The Lakers re-open their season on Thursday with a nationally televised matchup against the Clippers, their first time on the floor for an official game since March 10, the day before the NBA season was put on hold because of the spread of COVID-19. According to Kyle Kuzma, when the national anthem plays before the game, the Lakers—and maybe all NBA teams—could take the opportunity to make a statement.
Asked if there could be some “surprises” during the anthem on Thursday, especially after WNBA players walked off the court during the anthem ahead of their season opener, Kuzma took a deep breath and said, “Yeah, I mean, I think that’s why we are here.”
That could mean offending some people. Kuzma hopes that is not the case. “The biggest misconception is people think you’re disrespecting the flag by doing things like kneeling or whatever any team decides to do,” he said. “It’s not about disrespecting the flag, it’s about us not standing as society and people in the society for social injustice. That’s what it’s for. If you don’t see that, I mean, I don’t know how you don’t see that.”
Kuzma was speaking during the Lakers’ postgame news conference following the team’s second scrimmage, a win over the Magic at the HP Field House on the Wide World of Sports Complex at Disney World in Orlando. It was a sterling performance for him—10-for-13 shooting from the field with 25 points, making five of the seven 3-pointers he attempted.
But when addressing reporters, Kuzma only answered a few questions about the game itself. Most of the questions focused on issues of social justice, something Kuzma addressed in a tweet earlier in the week, when he suggested that media members, “ask a few social injustice questions here n there.”
Kuzma: ‘This is One of the Biggest Times in Our Lifetimes’
Kuzma was asked about the importance of NBA players addressing issues of social injustice at a time when those players will be garnering an extraordinary level of attention nationally and globally. He said he did not necessarily agree with the notion of players only answering questions with social justice catchphrases, as many players did by repeating, “Justice for Breonna Taylor,” earlier in the week.
“If we are playing games and we’re just asking all sport-related questions then, we’re not going to get anywhere,” Kuzma said. “Because you’re going to have players say, ‘I just want to stick to this topic,’ and that’s not right. We should talk about both.”
One reason NBA players agreed to return to action at a time when COVID-19 and social justice issues are roiling the country was that they felt their voices could be useful in the coming weeks and months. Kuzma said now is the time to stick to that idea:
This is one of the biggest times in our lifetimes especially for us because if you think about it, the only two things that I feel like the country are really paying attention to—really three things—are what the president says, COVID and the NBA bubble. With those three things, we have a huge impact and platform to really hold people accountable. That’s the biggest thing because a lot of times in this country in our society in the past, people haven’t been held accountable and now, with our platforms, it allows us to speak and speak on issues that are super-important and need to have justice.

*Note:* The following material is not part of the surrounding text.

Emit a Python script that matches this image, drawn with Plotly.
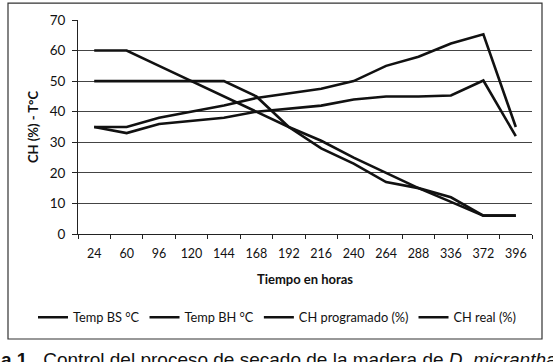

COVID-19 Hiatus Gives Kuzma a Fresh Start
Kuzma did talk basketball and, without question, his performance in the Saturday scrimmage was a welcome sight for Lakers fans. Kuzma is the Lakers’ third-leading scorer but struggled with his shot for much of the year and was the subject of trade rumors before the hiatus went into effect.
The four months off benefited him, Kuzma said, because he was able to teak his shot and rest his body. Kuzma was slated to play for Team USA in the World Cup last summer but suffered an ankle injury in late August, forcing him to drop out. He missed Lakers training camp and the first four games of the season.
“[The hiatus] was super-important because after USA, I couldn’t be on the court for two, like two-and-a-half months,” Kuzma said. “I had to just sit at home, shoot from a chair. So I wasn’t really able to play right away. Especially lifting weights, I couldn’t really bear any weights lower body-wise to get ready for the season. So, past four months been good for me getting in the gym and lifting heavy and getting ready. Having a full training camp definitely helped.”